With Roku, if your device is full, and you launch an app that you already own but isn't on your device, your Roku device will move off older apps and install the newer app. There's a delay of a second or two (usually no more than that) while this happens automatically. It's a pretty decent user experience.
With Chromecast/GTV, if you own an app that's not installed on your device, you are prompted to install it. Once you do that, if you're out of space, you get an error message telling you that. It's up to you to find the apps that you have installed and how much space they have, then determine which one or ones to remove, then go back to the app you wanted to run, install it, then launch it. That's not a good user experience.

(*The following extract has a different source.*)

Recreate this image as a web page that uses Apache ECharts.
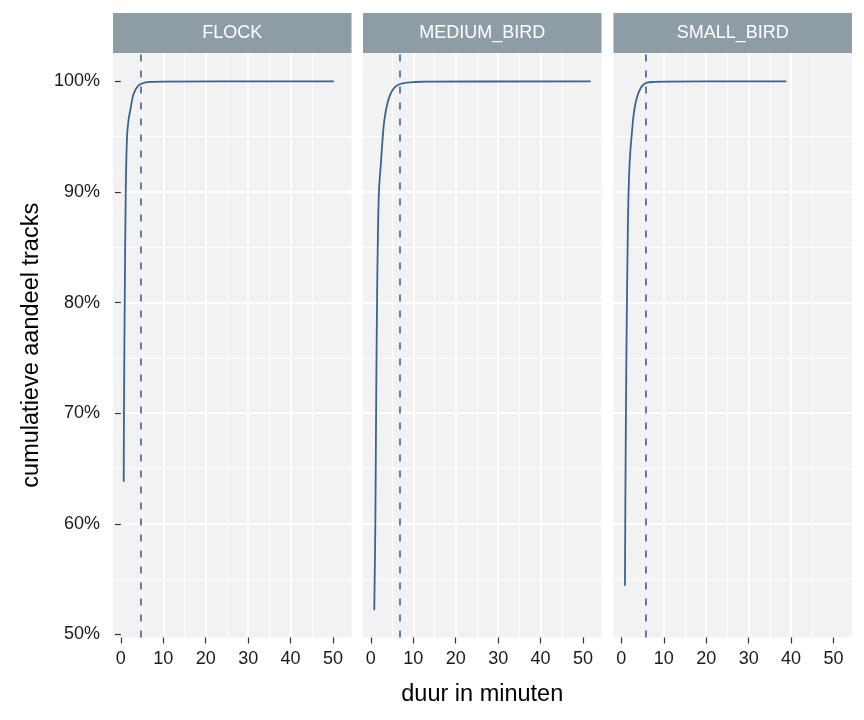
<!DOCTYPE html>
<html><head><meta charset="utf-8">
<script src="https://cdn.jsdelivr.net/npm/echarts@6/dist/echarts.min.js"></script>
<style>html,body{margin:0;padding:0;background:#fff}#c{width:864px;height:720px}</style>
</head><body><div id="c"></div>
<script>
// ---- data ----
const panels = ['FLOCK', 'MEDIUM_BIRD', 'SMALL_BIRD'];

const flockX = [0.67, 0.74, 0.91, 1.15, 1.45, 1.8, 2.23, 3.03, 4.22, 5.77, 7.5, 10.0, 50.2];
const flockY = [0.638, 0.709, 0.80, 0.90, 0.95, 0.965, 0.974, 0.989, 0.9966, 0.999, 0.9995, 0.9998, 1.0];

const mediumX = [0.8, 1.05, 1.22, 1.45, 1.62, 1.9, 2.35, 2.8, 3.18, 3.89, 4.68, 5.7, 6.9, 8.47, 10.4, 12.8, 51.8];
const mediumY = [0.522, 0.599, 0.694, 0.80, 0.85, 0.90, 0.925, 0.95, 0.965, 0.980, 0.989, 0.995, 0.9976, 0.9988, 0.9994, 0.9997, 1.0];

const smallX = [0.84, 0.98, 1.15, 1.31, 1.48, 1.71, 2.0, 2.42, 3.22, 4.43, 6.03, 8.0, 10.5, 38.9];
const smallY = [0.544, 0.645, 0.736, 0.80, 0.852, 0.902, 0.93, 0.951, 0.978, 0.993, 0.9988, 0.9995, 0.9998, 1.0];

const medianLines = [4.6, 6.7, 5.77];

const xTicks = [0, 10, 20, 30, 40, 50];
const xTickLabels = ['0', '10', '20', '30', '40', '50'];
const yTicks = [0.5, 0.6, 0.7, 0.8, 0.9, 1.0];
const yTickLabels = ['50%', '60%', '70%', '80%', '90%', '100%'];

const xTitle = 'duur in minuten';
const yTitle = 'cumulatieve aandeel tracks';

// ---- chart ----
const seriesX = [flockX, mediumX, smallX];
const seriesY = [flockY, mediumY, smallY];
const FONT = 'Liberation Sans, Arial, Helvetica, sans-serif';
const lineColor = '#3a6395';
const panelLeft = [113, 363, 613.5];
const panelW = 238.5, panelTop = 53, panelH = 584.5;
const xMin = -1.855, xMax = 54.355, yMin = 0.4973, yMax = 1.0256;

function lbl(ticks, labels) {
  return v => {
    for (let i = 0; i < ticks.length; i++) if (Math.abs(ticks[i] - v) < 1e-6) return labels[i];
    return '';
  };
}

const grid = [], xAxis = [], yAxis = [], series = [], graphic = [];
panels.forEach((name, i) => {
  grid.push({left: panelLeft[i], top: panelTop, width: panelW, height: panelH,
    show: true, backgroundColor: '#f2f2f2', borderWidth: 0, containLabel: false});
  xAxis.push({
    type: 'value', gridIndex: i, min: xMin, max: xMax,
    axisLine: {show: false},
    axisTick: {show: true, length: 6, customValues: xTicks, lineStyle: {color: '#333', width: 1.2}},
    axisLabel: {show: true, customValues: xTicks, formatter: lbl(xTicks, xTickLabels), margin: 13,
      color: '#1a1a1a', fontSize: 18, fontFamily: FONT},
    splitLine: {show: true, showMinLine: false, showMaxLine: false, lineStyle: {color: '#ffffff', width: 2}},
    minorTick: {show: false, splitNumber: 2},
    minorSplitLine: {show: true, lineStyle: {color: '#ffffff', width: 1}},
    name: i === 1 ? xTitle : '', nameLocation: 'middle', nameGap: 45,
    nameTextStyle: {fontSize: 23.5, color: '#000', fontFamily: FONT}
  });
  yAxis.push({
    type: 'value', gridIndex: i, min: yMin, max: yMax,
    axisLine: {show: false},
    axisTick: {show: i === 0, length: 6, customValues: yTicks, lineStyle: {color: '#333', width: 1.2}},
    axisLabel: {show: i === 0, customValues: yTicks, formatter: lbl(yTicks, yTickLabels), margin: 13,
      color: '#1a1a1a', fontSize: 18, fontFamily: FONT},
    splitLine: {show: true, showMinLine: false, showMaxLine: false, lineStyle: {color: '#ffffff', width: 2}},
    minorTick: {show: false, splitNumber: 2},
    minorSplitLine: {show: true, lineStyle: {color: '#ffffff', width: 1}},
    name: i === 0 ? yTitle : '', nameLocation: 'middle', nameGap: 69, nameRotate: 90,
    nameTextStyle: {fontSize: 23.5, color: '#000', fontFamily: FONT}
  });
  series.push({
    type: 'line', xAxisIndex: i, yAxisIndex: i,
    data: seriesX[i].map((x, k) => [x, seriesY[i][k]]),
    showSymbol: false, smooth: 0.4,
    lineStyle: {color: lineColor, width: 1.8}, itemStyle: {color: lineColor},
    markLine: {silent: true, symbol: ['none', 'none'], label: {show: false},
      lineStyle: {color: lineColor, width: 1.6, type: [7, 9]},
      data: [{xAxis: medianLines[i]}]}
  });
  graphic.push({type: 'rect', left: panelLeft[i], top: 13,
    shape: {width: panelW, height: 40}, style: {fill: '#8e9ca6'}, silent: true});
  graphic.push({type: 'text', x: panelLeft[i] + panelW / 2, y: 33,
    style: {text: name, fill: '#ffffff', font: '18px ' + FONT, textAlign: 'center', textVerticalAlign: 'middle'}, silent: true});
});

const chart = echarts.init(document.getElementById('c'), null, {renderer: 'canvas'});
chart.setOption({backgroundColor: '#ffffff', animation: false, grid, xAxis, yAxis, series, graphic});
</script></body></html>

The solution is to either increase onboard storage, or have an app manager to handle all these things for you. And if you have ever used an Android device, you know that it doesn't really manage apps this way.
Could it be done? Sure. But it would take some work. Both Roku OS and Android/Google TV are built on a Linux core, so they're cousins in a way. However, they are different enough that this wouldn't be an easy thing to accomplish.
Still, when you cast an app to Chromecast devices (basis or GTV) the Chromecast does actually run the app. How they go about it, I'm not all that clear. But the fact you can launch many apps, cast it to Chromecast, then turn off your phone and it keeps running shows clearly that the content is playing from the Chromecast device. It certainly seems as if there is some kind of app management going on. Why it's not in Chromecast/GTV user interface, I have no idea.
Chromecast with Google TV could really be a good device, if it was a more powerful device and the app management was a lot smoother. I have found myself using the device less and less over time, and that's disappointing. I really want to like the device. But as it stands now, I can't recommend it over other devices as the thing on which to build your Streaming Life.